### Stated goal
A verbatim copy is needed of the lines from the one containing "Write the D3.js code for this chart." down to the one containing "var canvasHeight = 559;", inclusive. Print it with no pictures.
* begin Records shown *
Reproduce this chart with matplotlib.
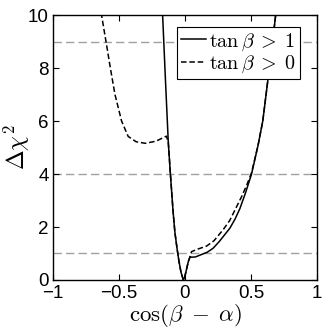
import numpy as np
import matplotlib
matplotlib.use("Agg")
import matplotlib.pyplot as plt

# solid curve: tan(beta) > 1
x_gt1 = [-0.169, -0.148, -0.126, -0.11, -0.09, -0.076, -0.06, -0.045, -0.03,
         -0.012, -0.002, 0.012, 0.026, 0.04, 0.05, 0.08, 0.12, 0.17, 0.214,
         0.26, 0.30, 0.34, 0.38, 0.417, 0.46, 0.505, 0.555, 0.59, 0.63, 0.66, 0.69]
y_gt1 = [10.0, 7.6, 5.2, 4.0, 2.6, 1.8, 1.2, 0.7, 0.3,
         0.0, 0.1, 0.4, 0.7, 0.88, 0.86, 0.87, 0.95, 1.05, 1.2,
         1.45, 1.7, 1.95, 2.3, 2.7, 3.3, 4.0, 5.1, 6.0, 7.6, 8.8, 10.1]

# dashed curve: tan(beta) > 0
x_gt0 = [-0.635, -0.615, -0.598, -0.565, -0.53, -0.48, -0.43, -0.37, -0.30,
         -0.22, -0.14, -0.126, -0.11, -0.09, -0.076, -0.06, -0.045, -0.03,
         -0.012, -0.002, 0.012, 0.026, 0.04, 0.05, 0.10, 0.164, 0.22, 0.29,
         0.34, 0.38, 0.43, 0.47, 0.505, 0.555, 0.59, 0.63, 0.66, 0.69]
y_gt0 = [10.1, 9.5, 9.0, 8.0, 7.0, 6.0, 5.42, 5.22, 5.16,
         5.24, 5.43, 5.2, 4.0, 2.6, 1.8, 1.2, 0.7, 0.3,
         0.0, 0.1, 0.4, 0.7, 0.9, 1.07, 1.17, 1.28, 1.48, 1.9,
         2.25, 2.65, 3.15, 3.6, 4.05, 5.1, 6.0, 7.6, 8.8, 10.1]

ref_levels = [1, 4, 9]
x_ticks = [-1, -0.5, 0, 0.5, 1]
x_ticklabels = ['\u22121', '\u22120.5', '0', '0.5', '1']
y_ticks = [0, 2, 4, 6, 8, 10]

plt.rcParams['font.family'] = ['Liberation Sans', 'DejaVu Sans']
plt.rcParams['mathtext.fontset'] = 'cm'
plt.rcParams['lines.scale_dashes'] = False

fig = plt.figure(figsize=(3.27, 3.29), dpi=100)
ax = fig.add_axes([0.162, 0.149, 0.807, 0.805])

for lv in ref_levels:
    ax.axhline(lv, color='#a0a0a0', lw=1.0, dashes=(6, 3), zorder=1)

ax.plot(x_gt0, y_gt0, color='k', lw=1.1, dashes=(4, 2), label=r'$\tan\beta\;>\;0$', zorder=3)
ax.plot(x_gt1, y_gt1, color='k', lw=1.1, label=r'$\tan\beta\;>\;1$', zorder=4)

ax.set_xlim(-1, 1)
ax.set_ylim(0, 10)
ax.set_xticks(x_ticks)
ax.set_xticklabels(x_ticklabels)
ax.set_yticks(y_ticks)
ax.tick_params(direction='in', top=True, right=True, length=4, width=0.8,
               labelsize=13.5, pad=3)
ax.tick_params(axis='x', pad=3.5)
for s in ax.spines.values():
    s.set_linewidth(1.0)

ax.set_xlabel(r'$\cos(\beta\;-\;\alpha)$', fontsize=16.5, labelpad=0)
ax.set_ylabel(r'$\Delta\chi^2$', fontsize=17, labelpad=-3)

h, l = ax.get_legend_handles_labels()
leg = ax.legend(h[::-1], l[::-1], loc='upper right', bbox_to_anchor=(0.936, 0.955),
                fontsize=14.5, handlelength=1.25, handletextpad=0.15, borderpad=0.2,
                labelspacing=0.05, borderaxespad=0, fancybox=False,
                framealpha=1, edgecolor='k')
leg.get_frame().set_linewidth(0.8)

fig.savefig('out.png', dpi=100)
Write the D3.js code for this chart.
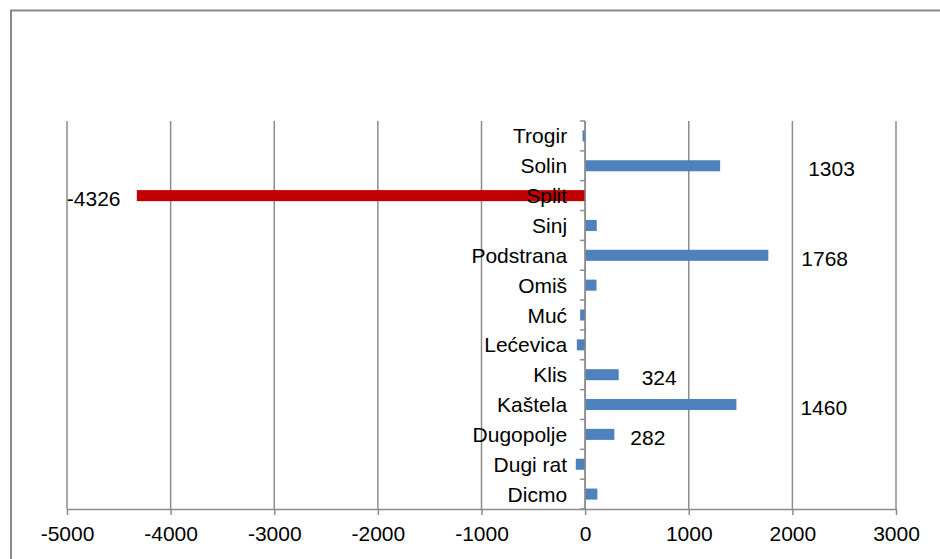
<!DOCTYPE html>
<html>
<head>
<meta charset="utf-8">
<script src="https://cdn.jsdelivr.net/npm/d3@7"></script>
<style>
  body { margin: 0; background: #fff; }
  text { font-family: 'Liberation Sans', Arial, sans-serif; }
</style>
</head>
<body>
<script>
var canvasWidth = 940;
var canvasHeight = 559;

// data, top to bottom as shown
var towns = ['Trogir', 'Solin', 'Split', 'Sinj', 'Podstrana', 'Omiš', 'Muć',
    'Lećevica', 'Klis', 'Kaštela', 'Dugopolje', 'Dugi rat', 'Dicmo'];
var change = [-25, 1303, -4326, 112, 1768, 110, -48, -80, 324, 1460, 282, -90, 118];
var labelled = ['Solin', 'Split', 'Podstrana', 'Klis', 'Kaštela', 'Dugopolje'];
var xTicks = [-5000, -4000, -3000, -2000, -1000, 0, 1000, 2000, 3000];

// label nudges (px from bar end), as placed in the original
var labelShift = {
    'Solin': 88, 'Split': -70, 'Podstrana': 33,
    'Klis': 23, 'Kaštela': 64, 'Dugopolje': 16
};

var svg = d3
    .select('body')
    .append('svg')
    .attr('width', canvasWidth)
    .attr('height', canvasHeight);

// outer frame
svg.append('rect')
    .attr('x', 11)
    .attr('y', 10.5)
    .attr('width', 960)
    .attr('height', 600)
    .attr('fill', 'none')
    .attr('stroke', '#898989')
    .attr('stroke-width', 2);

var xScale = d3.scaleLinear().domain([-5000, 3000]).range([67, 896]);
var yScale = d3.scaleBand().domain(towns).range([121, 509]).paddingInner(0.63).paddingOuter(0.315);

// vertical gridlines
svg.append('g')
    .selectAll('line')
    .data(xTicks)
    .enter()
    .append('line')
    .attr('x1', function (d) { return xScale(d); })
    .attr('x2', function (d) { return xScale(d); })
    .attr('y1', 121)
    .attr('y2', 509)
    .attr('stroke', '#8c8c8c')
    .attr('stroke-width', 1.5);

// bars
svg.append('g')
    .selectAll('rect')
    .data(towns)
    .enter()
    .append('rect')
    .attr('x', function (d, i) { return xScale(Math.min(0, change[i])); })
    .attr('y', function (d) { return yScale(d); })
    .attr('width', function (d, i) { return Math.abs(xScale(change[i]) - xScale(0)); })
    .attr('height', yScale.bandwidth())
    .attr('fill', function (d, i) { return d === 'Split' ? '#c00000' : '#4f81bd'; });

// bottom axis
var xAxis = svg.append('g')
    .attr('transform', 'translate(0,509)')
    .call(d3.axisBottom(xScale)
        .tickValues(xTicks)
        .tickFormat(function (d) { return String(d); })
        .tickSize(6).tickSizeOuter(0).tickPadding(11));
xAxis.select('.domain').attr('stroke', '#8c8c8c').attr('stroke-width', 1.5);
xAxis.selectAll('.tick line').attr('stroke', '#8c8c8c').attr('stroke-width', 1.5);
xAxis.selectAll('.tick text')
    .attr('font-size', '21px')
    .attr('font-family', "'Liberation Sans', Arial, sans-serif")
    .attr('fill', '#000');

// category axis at zero
var yStep = yScale.step();
var yAxis = svg.append('g').attr('transform', 'translate(' + xScale(0) + ',0)');
yAxis.append('line')
    .attr('y1', 121).attr('y2', 509)
    .attr('stroke', '#8c8c8c').attr('stroke-width', 1.5);
yAxis.selectAll('line.tk')
    .data(d3.range(towns.length + 1))
    .enter()
    .append('line')
    .attr('class', 'tk')
    .attr('x1', -5).attr('x2', 0)
    .attr('y1', function (d) { return 121 + d * yStep; })
    .attr('y2', function (d) { return 121 + d * yStep; })
    .attr('stroke', '#8c8c8c').attr('stroke-width', 1.5);

// category labels
svg.append('g')
    .selectAll('text')
    .data(towns)
    .enter()
    .append('text')
    .attr('x', xScale(0) - 18)
    .attr('y', function (d) { return yScale(d) + yScale.bandwidth() / 2 + 7.5; })
    .attr('text-anchor', 'end')
    .attr('font-size', '21px')
    .text(function (d) { return d; });

// data labels
svg.append('g')
    .selectAll('text')
    .data(labelled)
    .enter()
    .append('text')
    .attr('x', function (d) {
        var v = change[towns.indexOf(d)];
        return xScale(v) + labelShift[d];
    })
    .attr('y', function (d) { return yScale(d) + yScale.bandwidth() / 2 + 10.5; })
    .attr('font-size', '21px')
    .text(function (d) { return change[towns.indexOf(d)]; });
</script>
</body>
</html>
* end Records shown *
### Solution to this exercise
Write the D3.js code for this chart.
<!DOCTYPE html>
<html>
<head>
<meta charset="utf-8">
<script src="https://cdn.jsdelivr.net/npm/d3@7"></script>
<style>
  body { margin: 0; background: #fff; }
  text { font-family: 'Liberation Sans', Arial, sans-serif; }
</style>
</head>
<body>
<script>
var canvasWidth = 940;
var canvasHeight = 559;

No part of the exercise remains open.